The regulator will be the Security Industry Authority (SIA), with powers to issue compliance notices and penalties for those who fail to meet their duties.
What the standard tier requires
For standard-tier premises, the Act deliberately avoids expensive physical requirements. The duty is to notify the SIA that you are a qualifying premises, and to have in place, so far as reasonably practicable, public protection procedures: the things your staff would actually do if an attack occurred at or near your venue. The procedures cover four areas:
- Evacuation, getting people out of the building safely.
- Invacuation, moving people into, or keeping them within, the safest parts of the premises when leaving is more dangerous.
- Lockdown, securing the premises against an attacker: doors, shutters, barriers, and keeping people away from entry points.
- Communication, alerting staff and visitors quickly and clearly about what is happening and what they should do.
Enhanced-tier premises must go further: notifying the SIA, documenting their procedures and measures, and putting in place public protection measures, monitoring, physical security, security information management, with a designated senior individual accountable for compliance.
The heart of it is people, not paperwork
Here is the uncomfortable truth behind the four procedures: none of them work if your team hears about them for the first time during an attack. A lockdown procedure that exists in a folder in the office is not a lockdown procedure. The venues that respond well to emergencies are the ones where every member of staff, including casual and agency staff, knows what evacuation, invacuation and lockdown mean in their building, who takes charge, and what they personally do first.
That is a training task, and it is exactly the gap our new course fills.

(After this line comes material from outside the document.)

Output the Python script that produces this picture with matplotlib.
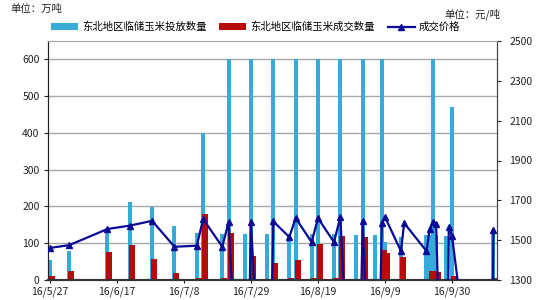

Martyn’s Law Awareness Training, available now
Our online Martyn’s Law Awareness Training course gives your whole team a working understanding of the Terrorism (Protection of Premises) Act 2025: who it applies to, the standard and enhanced tier duties, the four public protection procedures and what they look like in a real venue, recognising suspicious activity, and how staff should respond in the first minutes of an incident. It’s completed online in around an hour, with a certificate on completion, an easy, low-cost way to start building the evidence of preparedness the SIA will expect.
At £20 per learner, it’s a straightforward first step for any pub, restaurant, venue, retailer or event operator that will fall within scope. If you’re reviewing your wider premises compliance at the same time, fire risk assessment, conflict management, first aid, talk to us about a training package for your venue: info@nationalcompliancetraining.co.uk.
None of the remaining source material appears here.